To do this, we looked at every team since 1974 that won at least 70 percent of their games in April (minimum 15 games), which gave us a sample of 45 teams. We then looked at how these teams performed from May through September to find out how predictive a strong team start actually was. I was pretty surprised at just how little it actually mattered.
To summarize the results, the 45 teams combined for a .743 winning percentage in April but just a .549 winning percentage from May through September. The correlation between April record and May-September record was just .24, and the r squared was just .06, meaning that you could only explain six percent of these team’s record in the final five months by their records in April.
We even broke these 45 teams into quartiles based on ratio of runs scored to runs allowed to see if a pythag method would have done any better, but the correlation was an even weaker .19. In fact, the 12 teams with the worst run differential among the .700+ April clubs performed nearly as well over the remainder of the season as the 11 teams with the best run differential. Even teams that started the year winning games by mauling their opponents regressed heavily over the rest of the season, and knowing a team’s run differential didn’t help identify which teams would sustain more of their strong start than others.
That doesn’t mean April performance is worthless, of course. The fact that these teams won 54 percent of their May-September games shows that the sample was primarily made up of playoff contenders, so we shouldn’t pretend that a strong start to the season is meaningless. As a quick-and-dirty estimate of necessary regression, last week Tom Tango suggested adding 35 wins and 35 losses to a team’s record on any given day.
To test his method against the results of these early season barnstormers, we can add 1,575 wins and 1,575 losses to the April total for these 45 teams, which would bring the total number of adjusted wins and losses to 2,340-1,839, which works out to a .560 winning percentage.

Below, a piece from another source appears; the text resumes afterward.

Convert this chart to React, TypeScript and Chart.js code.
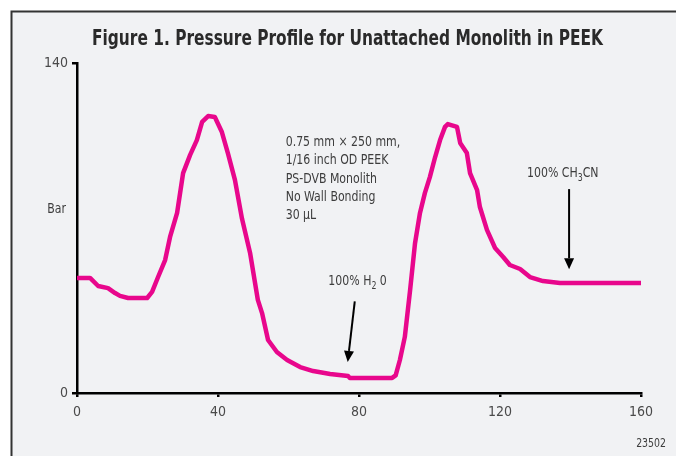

That’s just slightly higher than the .549 mark actually posted by these 45 teams over the rest of their season, so Tom’s shortcut seems to work pretty well on this sample of strong starting teams.
Applying that 35-35 regression to the Rangers and Dodgers, who both currently stand at 16-6 to begin the year, would leave you with an expected future winning percentage of .554. This method suggests that we haven’t actually learned all that much about the Rangers, as we were already pretty sure that they were good at baseball. Their first month confirms our preseason expectations, but shouldn’t change it all that much.
For the Dodgers, it’s tempting to say that perhaps they entered the year a tad bit underrated. Rather than regressing to the mean, Matt Kemp has doubled down on his terrific 2011 season, and quality performances from Andre Ethier and their collection of high walk/low power role players (A.J. Ellis, Mark Ellis, and Jerry Hairston have all been particularly good) have pushed the Dodgers out to an early lead in the NL West. Kemp can’t keep this up all year, and the Dodgers pitchers are due for some significant BABIP regression, but the Dodgers may be a little better than they were given credit for.
We should be careful not to overreact to the results of April performances, but also understand that they do carry some meaning, especially when viewed in the right context. A great first month to the season is mostly useful for putting wins in the bank that count in the final standings, but April performance can also help us understand a small part of a team’s expected future performance. April performance isn’t gospel, nor is it worthless. It’s data, and properly regressed, it can have some predictive value.